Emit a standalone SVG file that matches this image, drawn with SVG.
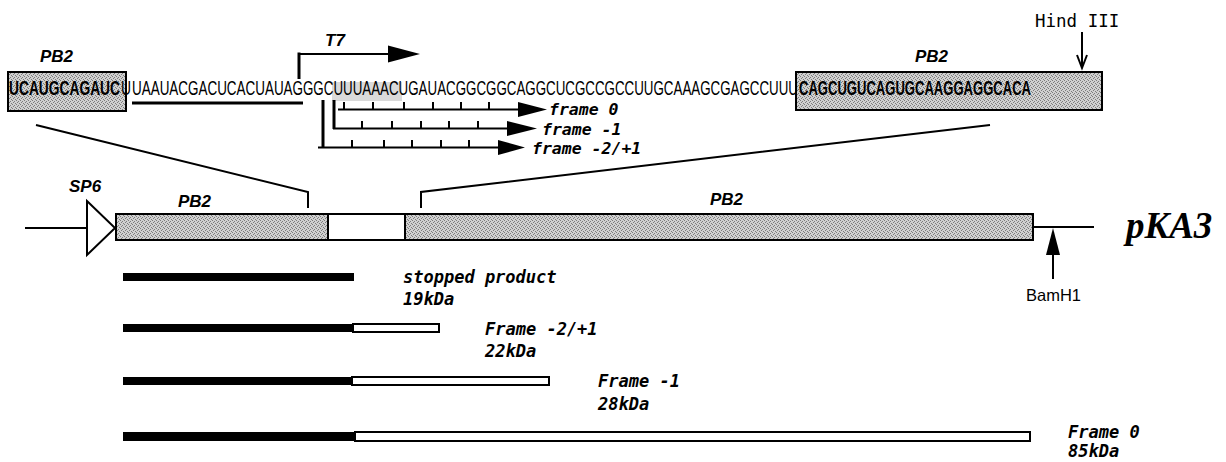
<svg xmlns="http://www.w3.org/2000/svg" width="1226" height="462" viewBox="0 0 1226 462">
<defs>
<pattern id="stip" width="4" height="4" patternUnits="userSpaceOnUse">
<rect width="4" height="4" fill="#d0d0d0"/>
<rect x="0" y="0" width="1" height="1" fill="#7c7c7c"/>
<rect x="2" y="1" width="1" height="1" fill="#7c7c7c"/>
<rect x="1" y="2" width="1" height="1" fill="#7c7c7c"/>
<rect x="3" y="3" width="1" height="1" fill="#7c7c7c"/>
</pattern>
</defs>
<style>
.seq{font-family:"Liberation Sans Narrow","Liberation Sans",Arial,sans-serif;font-size:19.5px;fill:#000}
.b{font-weight:bold}
.lab{font-family:"Liberation Sans",Arial,sans-serif;font-style:italic;font-weight:bold;font-size:17px;fill:#000}
.mono{font-family:"DejaVu Sans Mono","Liberation Mono",monospace;font-style:italic;font-weight:bold;font-size:16.5px;fill:#000}
.mono17{font-family:"DejaVu Sans Mono","Liberation Mono",monospace;font-style:italic;font-weight:bold;font-size:17px;fill:#000}
.ln{stroke:#000;stroke-width:2;fill:none}
.thick{stroke:#000;stroke-width:3;fill:none}
.gray{fill:url(#stip);stroke:#000;stroke-width:2}
.white{fill:#fff;stroke:#000;stroke-width:2}
.blk{fill:#000}
</style>

<!-- Top sequence -->
<g id="seq-left-box">
<rect class="gray" x="8" y="72" width="118" height="39"/>
<text class="lab" x="40" y="62">PB2</text>
</g>
<g id="seq-right-box">
<rect class="gray" x="796" y="72" width="306" height="38"/>
<text class="lab" x="915" y="62">PB2</text>
</g>
<g id="highlight">
<rect x="332" y="82" width="70" height="19" fill="#dadada"/>
</g>
<g id="sequence">
<text class="seq" y="95"><tspan class="b" x="9" textLength="111" lengthAdjust="spacingAndGlyphs">UCAUGCAGAUC</tspan><tspan x="121" textLength="10" lengthAdjust="spacingAndGlyphs">U</tspan><tspan x="132" textLength="171" lengthAdjust="spacingAndGlyphs">UAAUACGACUCACUAUAG</tspan><tspan x="303" textLength="495" lengthAdjust="spacingAndGlyphs">GGCUUUAAACUGAUACGGCGGCAGGCUCGCCGCCUUGCAAAGCGAGCCUUU</tspan><tspan class="b" x="799" textLength="232" lengthAdjust="spacingAndGlyphs">CAGCUGUCAGUGCAAGGAGGCACA</tspan></text>
<line x1="132" y1="103" x2="303" y2="103" stroke="#000" stroke-width="3"/>
</g>

<g id="t7">
<text class="lab" x="325" y="46">T7</text>
</g>
<g id="hind3">
<text x="1035" y="27" font-family="DejaVu Sans Mono, Liberation Mono, monospace" font-size="17.5">Hind III</text>
</g>

<g id="frame-labels">
<text class="mono" x="549" y="115">frame 0</text>
<text class="mono" x="542" y="135">frame -1</text>
<text class="mono" x="532" y="154">frame -2/+1</text>
</g>

<!-- Construct -->
<g id="sp6">
<polygon points="87,201 115,228 87,255" fill="#fff" stroke="#000" stroke-width="2"/>
<text class="lab" x="69" y="192">SP6</text>
</g>
<g id="pb2-left">
<rect class="gray" x="116" y="214" width="212" height="26"/>
<text class="lab" x="178" y="207">PB2</text>
</g>
<g id="insert">
<rect class="white" x="328" y="214" width="77" height="26"/>
</g>
<g id="pb2-right">
<rect class="gray" x="405" y="214" width="628" height="26"/>
<text class="lab" x="710" y="205">PB2</text>
</g>
<g id="pka3">
<text x="1126" y="238" font-family="Liberation Serif, Times New Roman, serif" font-style="italic" font-weight="bold" font-size="37">pKA3</text>
</g>
<g id="bamh1">
<text x="1026" y="301" font-family="Liberation Sans, Arial, sans-serif" font-size="16.5">BamH1</text>
</g>

<!-- Products -->
<g id="stopped">
<rect class="blk" x="123" y="273" width="231" height="8"/>
<text class="mono17" x="403" y="283">stopped product</text>
<text class="mono17" x="403" y="305">19kDa</text>
</g>
<g id="frame-m2">
<rect class="blk" x="123" y="324" width="230" height="8"/>
<rect class="white" x="353" y="324" width="86" height="8" stroke-width="1.8"/>
<text class="mono17" x="485" y="335">Frame -2/+1</text>
<text class="mono17" x="485" y="357">22kDa</text>
</g>
<g id="frame-m1">
<rect class="blk" x="123" y="377" width="229" height="8"/>
<rect class="white" x="352" y="377" width="197" height="8" stroke-width="1.8"/>
<text class="mono17" x="598" y="387">Frame -1</text>
<text class="mono17" x="598" y="410">28kDa</text>
</g>
<g id="frame-0">
<rect class="blk" x="123" y="432" width="232" height="9"/>
<rect class="white" x="355" y="432" width="675" height="9" stroke-width="1.8"/>
<text class="mono17" x="1068" y="438">Frame 0</text>
<text class="mono17" x="1068" y="457">85kDa</text>
</g>

<!-- Connectors -->
<g id="connectors">
<line x1="299" y1="79" x2="299" y2="52.5" class="thick"/>
<line x1="298" y1="54" x2="390" y2="54" class="ln"/>
<polygon points="388,45.5 420,54 388,62.5" class="blk"/>
<line x1="1082" y1="32" x2="1082" y2="66" class="ln"/>
<path d="M1077,55 L1082,68 L1087,55" class="ln"/>
<line x1="338" y1="109.5" x2="520" y2="109.5" class="ln"/>
<polygon points="518,102 547,109.5 518,117" class="blk"/>
<path d="M344,109 V102 M373,109 V102 M404,109 V102 M433,109 V102 M461,109 V102 M489,109 V102" class="ln"/>
<line x1="334" y1="100" x2="334" y2="129" class="thick"/>
<line x1="333" y1="128.5" x2="510" y2="128.5" class="ln"/>
<polygon points="507,121 537,128.5 507,136" class="blk"/>
<path d="M362,128 V121 M392,128 V121 M421,128 V121 M449,128 V121 M478,128 V121" class="ln"/>
<line x1="323" y1="100" x2="323" y2="148" class="thick"/>
<line x1="318" y1="147.5" x2="500" y2="147.5" class="ln"/>
<polygon points="498,140 525,147.5 498,155" class="blk"/>
<path d="M352,147 V140 M384,147 V140 M412,147 V140 M441,147 V140 M469,147 V140" class="ln"/>
<polyline points="36,125 308,192 308,208" class="ln"/>
<polyline points="990,125 421,192 421,208" class="ln"/>
<line x1="25" y1="228" x2="87" y2="228" class="ln"/>
<line x1="1033" y1="227" x2="1094" y2="227" class="ln"/>
<line x1="1053" y1="279" x2="1053" y2="250" class="ln"/>
<polygon points="1046,255 1053,228 1060,255" class="blk"/>
</g>
</svg>
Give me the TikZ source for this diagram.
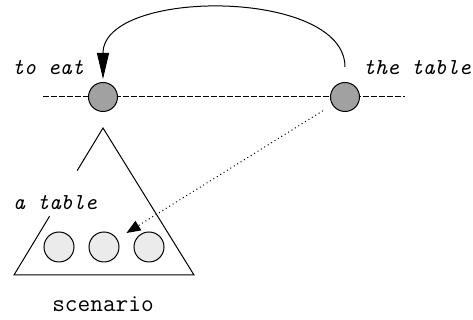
\documentclass[tikz,border=0pt]{standalone}
\usetikzlibrary{arrows.meta,calc}

\begin{document}
\begin{tikzpicture}[x=0.5pt,y=-0.5pt,line width=0.5pt,>={Triangle[length=7pt,width=5.5pt]},
  word/.style={circle,draw,fill=black!37,minimum size=14.5pt,inner sep=0pt},
  slot/.style={circle,draw,fill=black!8,minimum size=15pt,inner sep=0pt},
  lab/.style={font=\fontsize{11.4}{13}\ttfamily\itshape,inner sep=0pt,anchor=base}]
\useasboundingbox (0,0) rectangle (473,320);
\coordinate (lend) at (43,97);
\coordinate (rend) at (405,97);
\draw[dash pattern=on 3pt off 1pt] (lend) -- (rend);
\node[word] (te) at (103,97) {};
\node[word] (tt) at (345,97) {};
\node[lab] (lte) at (48,75) {to eat};
\node[lab] (ltt) at (417,75) {the table};
\draw[-{Triangle[length=13pt,width=6pt]}] ([yshift=7.5pt]tt.north) .. controls (345,-12) and (103,-12) .. ([yshift=1.5pt]te.north);
% scenario
\coordinate (apex) at (103,128);
\coordinate (bl) at (14,275);
\coordinate (br) at (194,275);
\draw ($(apex)!0.6!(bl)$) -- (bl) -- (br) -- (apex) -- ($(apex)!0.29!(bl)$);
\node[lab] (lat) at (55,210) {a table};
\node[slot] (s1) at (59,247) {};
\node[slot] (s2) at (104,247) {};
\node[slot] (s3) at (149,247) {};
\node[font=\fontsize{12.3}{14}\ttfamily,inner sep=0pt,anchor=base] (scn) at (103,312) {scenario};
\draw[->,dash pattern=on 0.5pt off 1.5pt,shorten <=5.5pt,shorten >=5.5pt] (tt) -- (s2);
\end{tikzpicture}
\end{document}
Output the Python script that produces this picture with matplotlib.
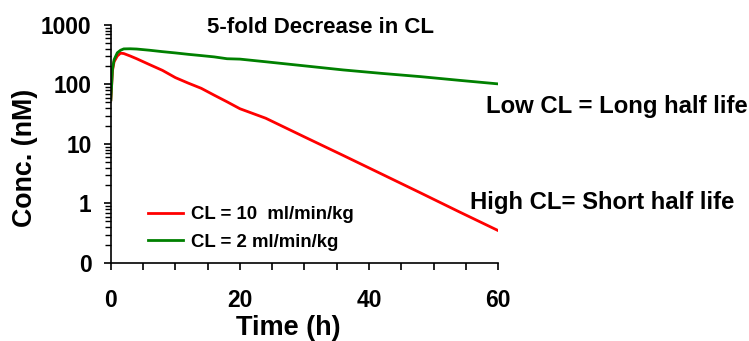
import numpy as np
import matplotlib
matplotlib.use('Agg')
import matplotlib.pyplot as plt
from matplotlib.ticker import FixedLocator, FixedFormatter, LogLocator, MultipleLocator

plt.rcParams['font.family'] = ['Liberation Sans', 'DejaVu Sans']
plt.rcParams['font.weight'] = 'bold'

## Concentration-time data
time_h = [0, 0.25, 0.5, 1, 1.5, 2, 3, 4, 6, 8, 10, 12, 14, 16, 18, 20,
          24, 30, 36, 42, 48, 54, 60]
conc_cl10 = [55, 170, 240, 300, 335, 330, 300, 270, 215, 172, 130, 105, 86,
             66, 51, 39, 27, 13.1, 6.4, 3.1, 1.5, 0.72, 0.35]
conc_cl2 = [55, 180, 260, 340, 375, 395, 397, 393, 375, 355, 338, 320, 305,
            290, 270, 266, 240, 205, 175, 153, 135, 117, 102]

ytick_vals = [0.1, 1, 10, 100, 1000]
ytick_labels = ['0', '1', '10', '100', '1000']
xtick_vals = [0, 20, 40, 60]

fig = plt.figure(figsize=(7.49, 3.41), dpi=100)
ax = fig.add_axes([0.148, 0.229, 0.517, 0.698])

ax.plot(time_h, conc_cl10, color='#ff0000', lw=2, label='CL = 10  ml/min/kg')
ax.plot(time_h, conc_cl2, color='#008000', lw=2, label='CL = 2 ml/min/kg')

ax.set_yscale('log')
ax.set_ylim(0.1, 1000)
ax.set_xlim(0, 60)
ax.yaxis.set_major_locator(FixedLocator(ytick_vals))
ax.yaxis.set_major_formatter(FixedFormatter(ytick_labels))
ax.yaxis.set_minor_locator(LogLocator(base=10, subs=np.arange(2, 10)))
ax.yaxis.set_minor_formatter(FixedFormatter([]))
ax.set_xticks(xtick_vals)
ax.xaxis.set_minor_locator(MultipleLocator(5))

for s in ['top', 'right']:
    ax.spines[s].set_visible(False)
for s in ['left', 'bottom']:
    ax.spines[s].set_linewidth(1.2)

ax.tick_params(axis='y', which='major', direction='out', length=5, width=1.2,
               labelsize=16.4, pad=9)
ax.tick_params(axis='y', which='minor', direction='out', length=4, width=1)
ax.tick_params(axis='x', which='both', direction='out', length=5, width=1.2,
               labelsize=16.4, pad=14)

ax.set_xlabel('Time (h)', fontsize=19.5, fontweight='bold')
ax.set_ylabel('Conc. (nM)', fontsize=19.3, fontweight='bold')
ax.xaxis.set_label_coords(0.457, -0.218)
ax.yaxis.set_label_coords(-0.187, 0.44)

fig.text(0.276, 0.904, '5-fold Decrease in CL', fontsize=16,
         fontweight='bold', ha='left', va='baseline')
fig.text(0.649, 0.669, 'Low CL = Long half life', fontsize=17.2,
         fontweight='bold', ha='left', va='baseline')
fig.text(0.627, 0.387, 'High CL= Short half life', fontsize=17.2,
         fontweight='bold', ha='left', va='baseline')

ax.legend(loc='center left', bbox_to_anchor=(0.096, 0.145), frameon=False,
          borderaxespad=0, borderpad=0, handlelength=1.9, handletextpad=0.4,
          labelspacing=0.55, prop={'weight': 'bold', 'size': 13.4})

fig.savefig('out.png', dpi=100)
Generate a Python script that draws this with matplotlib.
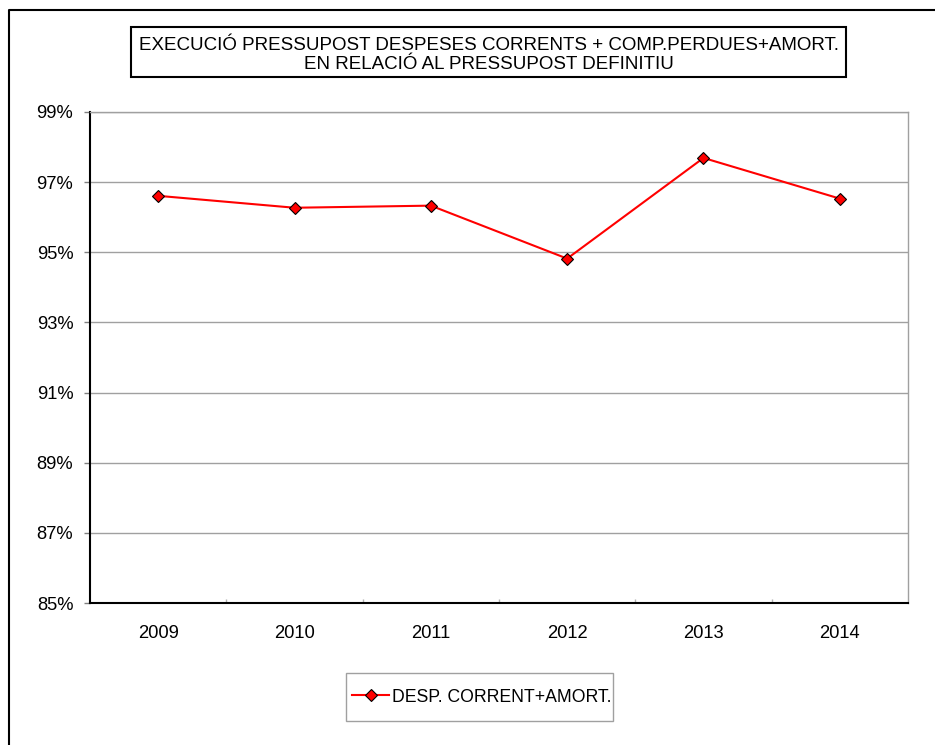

- Written request
All lines of the data above that include the word "script" must be shown.

- Task output
Output the Python script that produces this picture with matplotlib.
Generate a Python script that draws this with matplotlib.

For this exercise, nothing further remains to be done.